SUPPLIED INFORMATION:

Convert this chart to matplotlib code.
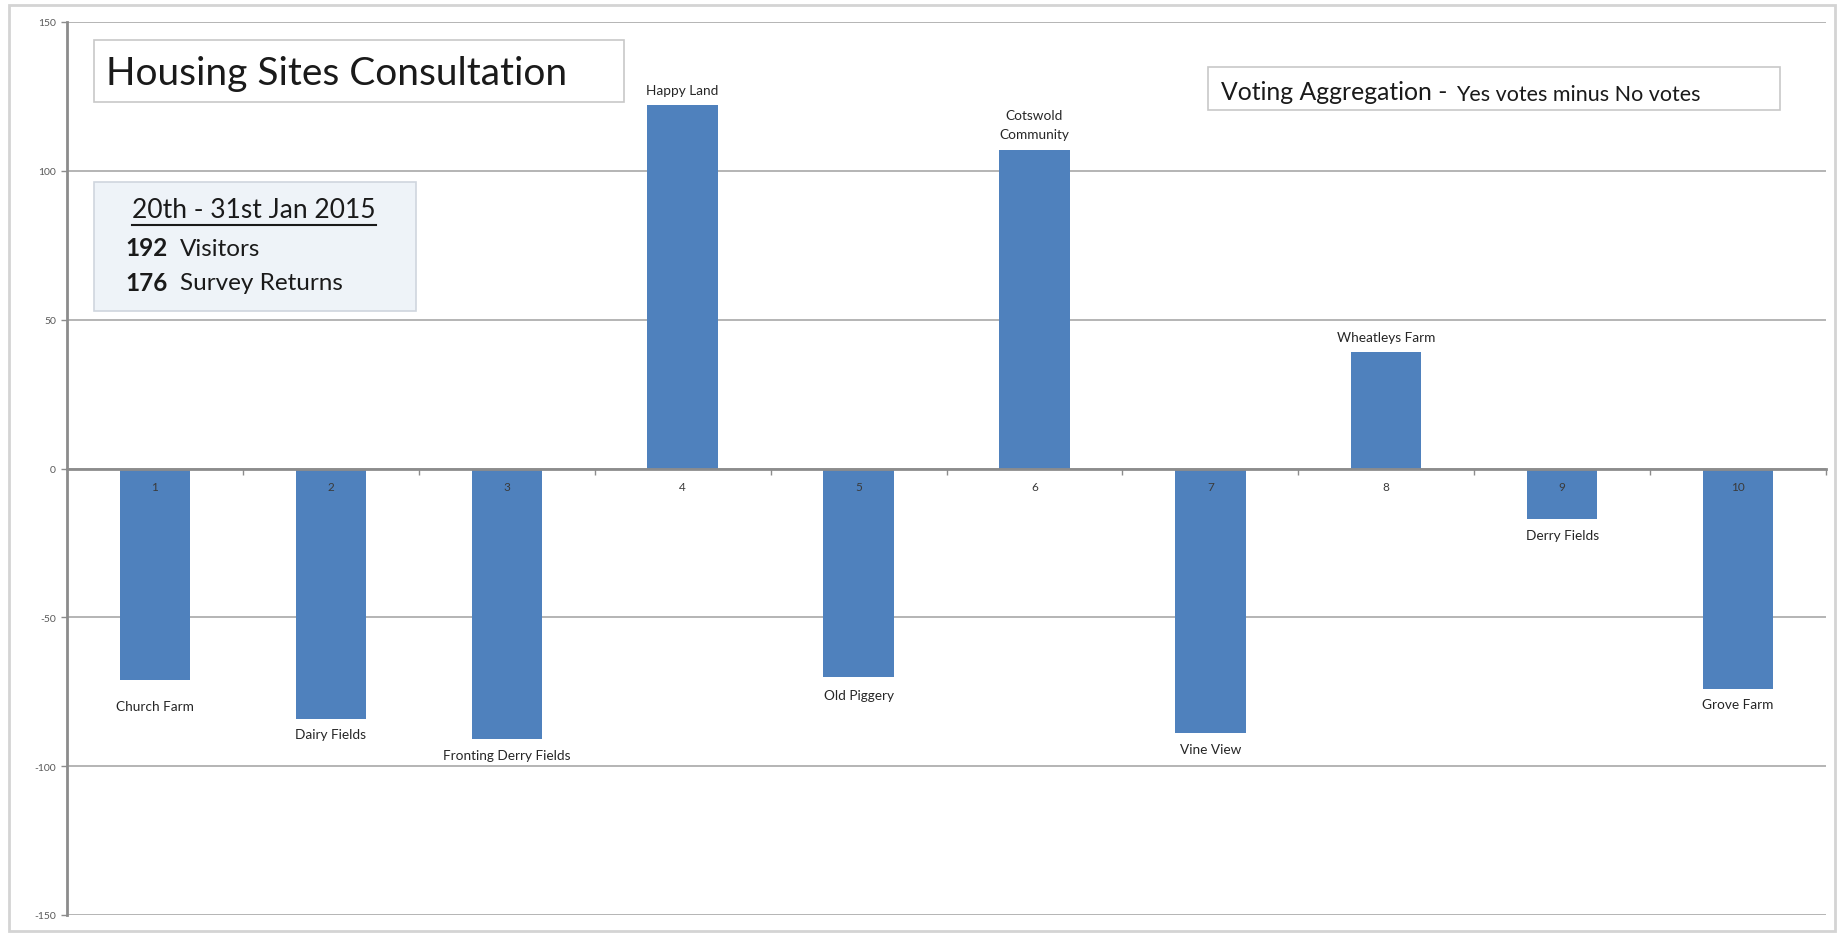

* * *

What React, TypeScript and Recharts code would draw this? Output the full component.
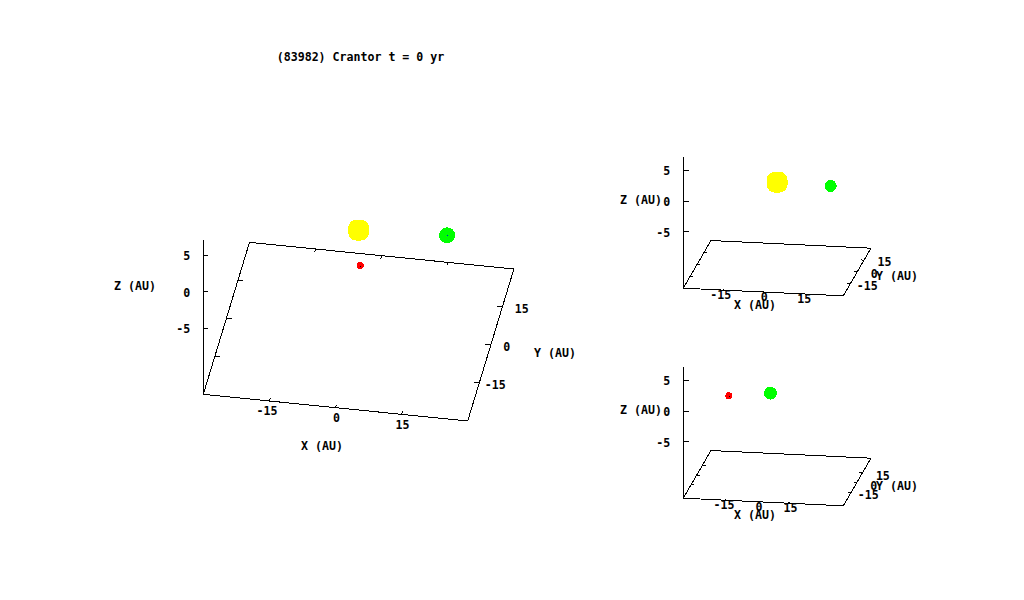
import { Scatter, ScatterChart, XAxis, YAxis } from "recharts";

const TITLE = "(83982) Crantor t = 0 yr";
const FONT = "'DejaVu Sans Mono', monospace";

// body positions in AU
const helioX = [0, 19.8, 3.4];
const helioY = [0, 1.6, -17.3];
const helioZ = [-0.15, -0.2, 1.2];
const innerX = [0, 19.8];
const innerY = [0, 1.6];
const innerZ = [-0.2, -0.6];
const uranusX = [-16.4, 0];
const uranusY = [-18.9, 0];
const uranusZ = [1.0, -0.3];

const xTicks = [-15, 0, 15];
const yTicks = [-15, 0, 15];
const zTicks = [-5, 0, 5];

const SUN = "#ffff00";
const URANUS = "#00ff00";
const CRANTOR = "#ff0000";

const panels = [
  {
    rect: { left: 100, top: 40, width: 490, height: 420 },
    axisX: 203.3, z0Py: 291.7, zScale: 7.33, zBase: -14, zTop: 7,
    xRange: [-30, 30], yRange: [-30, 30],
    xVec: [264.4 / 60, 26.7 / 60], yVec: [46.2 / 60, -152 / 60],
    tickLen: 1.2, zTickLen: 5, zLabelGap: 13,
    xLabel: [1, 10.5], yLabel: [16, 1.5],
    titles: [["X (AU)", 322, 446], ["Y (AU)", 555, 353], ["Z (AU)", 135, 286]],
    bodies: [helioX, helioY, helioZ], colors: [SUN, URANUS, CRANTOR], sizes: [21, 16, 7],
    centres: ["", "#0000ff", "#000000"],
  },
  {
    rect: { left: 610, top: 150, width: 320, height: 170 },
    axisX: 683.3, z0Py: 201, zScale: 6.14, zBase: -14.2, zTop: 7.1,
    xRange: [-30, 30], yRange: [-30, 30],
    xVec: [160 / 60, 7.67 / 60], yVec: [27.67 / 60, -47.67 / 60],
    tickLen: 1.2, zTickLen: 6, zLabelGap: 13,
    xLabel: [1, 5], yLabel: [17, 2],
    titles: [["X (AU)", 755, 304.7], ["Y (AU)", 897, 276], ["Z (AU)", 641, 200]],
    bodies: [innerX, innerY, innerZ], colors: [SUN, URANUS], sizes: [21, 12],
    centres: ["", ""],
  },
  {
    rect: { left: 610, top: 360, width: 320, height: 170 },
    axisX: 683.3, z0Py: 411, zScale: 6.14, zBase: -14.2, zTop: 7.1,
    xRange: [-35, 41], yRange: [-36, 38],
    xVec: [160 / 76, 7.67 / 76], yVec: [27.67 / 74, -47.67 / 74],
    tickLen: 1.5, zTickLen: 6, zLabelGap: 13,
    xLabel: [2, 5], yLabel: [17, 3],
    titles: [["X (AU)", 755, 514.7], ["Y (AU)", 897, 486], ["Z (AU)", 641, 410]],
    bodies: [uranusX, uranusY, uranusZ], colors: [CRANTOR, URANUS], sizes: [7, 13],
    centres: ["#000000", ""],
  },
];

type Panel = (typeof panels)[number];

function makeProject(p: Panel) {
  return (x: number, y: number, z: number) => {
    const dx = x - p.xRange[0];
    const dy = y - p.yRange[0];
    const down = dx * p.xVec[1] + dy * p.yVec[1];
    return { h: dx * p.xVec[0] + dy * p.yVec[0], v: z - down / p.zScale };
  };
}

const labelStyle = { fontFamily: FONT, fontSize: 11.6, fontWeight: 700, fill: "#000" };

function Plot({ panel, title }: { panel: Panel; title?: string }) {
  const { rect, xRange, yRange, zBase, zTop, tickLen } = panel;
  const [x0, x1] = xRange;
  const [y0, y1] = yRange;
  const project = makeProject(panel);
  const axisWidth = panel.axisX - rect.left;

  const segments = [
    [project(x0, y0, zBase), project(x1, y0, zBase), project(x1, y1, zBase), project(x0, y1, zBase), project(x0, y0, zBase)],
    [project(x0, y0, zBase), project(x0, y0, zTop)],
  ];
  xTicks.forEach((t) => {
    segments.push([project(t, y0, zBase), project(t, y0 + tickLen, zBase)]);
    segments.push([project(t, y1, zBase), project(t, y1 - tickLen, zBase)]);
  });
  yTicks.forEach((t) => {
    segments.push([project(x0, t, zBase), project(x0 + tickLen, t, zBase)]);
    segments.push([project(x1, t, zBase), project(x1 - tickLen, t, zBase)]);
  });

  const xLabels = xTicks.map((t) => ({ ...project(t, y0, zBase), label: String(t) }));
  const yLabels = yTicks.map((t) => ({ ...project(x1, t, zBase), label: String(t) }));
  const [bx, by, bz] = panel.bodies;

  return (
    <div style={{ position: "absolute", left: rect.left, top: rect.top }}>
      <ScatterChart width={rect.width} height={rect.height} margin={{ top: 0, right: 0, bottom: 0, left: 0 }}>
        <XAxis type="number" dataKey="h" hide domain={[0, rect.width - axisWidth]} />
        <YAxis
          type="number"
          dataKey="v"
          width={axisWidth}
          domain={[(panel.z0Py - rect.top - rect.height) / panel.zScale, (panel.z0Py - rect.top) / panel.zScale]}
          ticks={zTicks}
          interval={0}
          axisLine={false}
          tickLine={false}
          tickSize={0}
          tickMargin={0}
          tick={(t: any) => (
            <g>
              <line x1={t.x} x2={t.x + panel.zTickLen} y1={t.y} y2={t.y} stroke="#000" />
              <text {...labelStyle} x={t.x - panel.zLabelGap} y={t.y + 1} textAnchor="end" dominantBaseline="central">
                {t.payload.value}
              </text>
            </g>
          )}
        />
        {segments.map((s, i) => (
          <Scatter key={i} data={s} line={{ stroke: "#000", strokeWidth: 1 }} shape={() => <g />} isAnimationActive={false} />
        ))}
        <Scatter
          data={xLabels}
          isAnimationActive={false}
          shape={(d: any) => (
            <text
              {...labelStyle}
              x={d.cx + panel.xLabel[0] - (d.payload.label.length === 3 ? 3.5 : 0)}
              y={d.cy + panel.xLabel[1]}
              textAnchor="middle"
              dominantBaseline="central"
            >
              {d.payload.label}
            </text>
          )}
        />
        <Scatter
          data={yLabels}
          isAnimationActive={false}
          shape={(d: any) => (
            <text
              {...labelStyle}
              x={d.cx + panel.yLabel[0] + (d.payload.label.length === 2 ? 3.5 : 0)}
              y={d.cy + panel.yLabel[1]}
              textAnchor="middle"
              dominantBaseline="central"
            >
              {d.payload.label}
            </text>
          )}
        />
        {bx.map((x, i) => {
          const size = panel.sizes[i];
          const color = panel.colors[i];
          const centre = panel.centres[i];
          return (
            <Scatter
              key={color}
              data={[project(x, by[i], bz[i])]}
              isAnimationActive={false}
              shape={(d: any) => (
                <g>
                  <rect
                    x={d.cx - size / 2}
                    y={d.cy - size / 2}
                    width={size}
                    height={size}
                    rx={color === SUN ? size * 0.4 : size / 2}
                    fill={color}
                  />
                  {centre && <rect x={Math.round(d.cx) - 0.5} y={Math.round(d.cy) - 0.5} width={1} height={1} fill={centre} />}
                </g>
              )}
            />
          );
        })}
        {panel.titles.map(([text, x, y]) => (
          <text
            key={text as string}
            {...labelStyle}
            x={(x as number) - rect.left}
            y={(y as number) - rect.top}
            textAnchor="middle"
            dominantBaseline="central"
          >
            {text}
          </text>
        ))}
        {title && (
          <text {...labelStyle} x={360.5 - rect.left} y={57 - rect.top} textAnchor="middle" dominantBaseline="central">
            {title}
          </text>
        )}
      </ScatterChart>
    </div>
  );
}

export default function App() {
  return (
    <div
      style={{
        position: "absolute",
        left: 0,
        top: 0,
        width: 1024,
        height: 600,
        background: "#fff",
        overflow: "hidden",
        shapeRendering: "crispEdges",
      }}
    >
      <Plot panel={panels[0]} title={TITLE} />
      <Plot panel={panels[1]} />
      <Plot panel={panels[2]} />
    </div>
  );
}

==

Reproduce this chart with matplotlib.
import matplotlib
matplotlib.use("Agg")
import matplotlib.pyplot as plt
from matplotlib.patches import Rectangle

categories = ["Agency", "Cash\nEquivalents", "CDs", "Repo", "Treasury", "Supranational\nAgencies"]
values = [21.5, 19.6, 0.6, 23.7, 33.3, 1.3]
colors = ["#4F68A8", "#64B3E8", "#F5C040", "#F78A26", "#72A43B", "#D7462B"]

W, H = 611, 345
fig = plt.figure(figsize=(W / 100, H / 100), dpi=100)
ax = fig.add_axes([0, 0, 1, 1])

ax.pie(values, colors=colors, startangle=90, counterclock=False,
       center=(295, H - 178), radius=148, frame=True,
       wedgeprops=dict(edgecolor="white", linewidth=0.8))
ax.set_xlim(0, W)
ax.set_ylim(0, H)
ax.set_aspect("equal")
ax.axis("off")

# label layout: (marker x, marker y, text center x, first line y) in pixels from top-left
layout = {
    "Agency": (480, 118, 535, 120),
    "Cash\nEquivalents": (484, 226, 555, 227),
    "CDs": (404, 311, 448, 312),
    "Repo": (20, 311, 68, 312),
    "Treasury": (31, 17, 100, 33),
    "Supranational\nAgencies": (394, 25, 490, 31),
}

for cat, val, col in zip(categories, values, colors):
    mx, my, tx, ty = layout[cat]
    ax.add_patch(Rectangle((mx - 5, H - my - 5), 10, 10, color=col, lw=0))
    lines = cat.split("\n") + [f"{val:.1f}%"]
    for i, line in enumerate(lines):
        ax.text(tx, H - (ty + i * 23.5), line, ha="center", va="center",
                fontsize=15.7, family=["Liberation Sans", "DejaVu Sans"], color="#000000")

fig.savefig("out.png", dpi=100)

TASK TO CARRY OUT:
Look above for the line with "What React, TypeScript" and copy exactly from it through the line with "const zTicks = [-5, 0, 5];", both included. Omit the pictures.

IN RESPONSE:
What React, TypeScript and Recharts code would draw this? Output the full component.
import { Scatter, ScatterChart, XAxis, YAxis } from "recharts";

const TITLE = "(83982) Crantor t = 0 yr";
const FONT = "'DejaVu Sans Mono', monospace";

// body positions in AU
const helioX = [0, 19.8, 3.4];
const helioY = [0, 1.6, -17.3];
const helioZ = [-0.15, -0.2, 1.2];
const innerX = [0, 19.8];
const innerY = [0, 1.6];
const innerZ = [-0.2, -0.6];
const uranusX = [-16.4, 0];
const uranusY = [-18.9, 0];
const uranusZ = [1.0, -0.3];

const xTicks = [-15, 0, 15];
const yTicks = [-15, 0, 15];
const zTicks = [-5, 0, 5];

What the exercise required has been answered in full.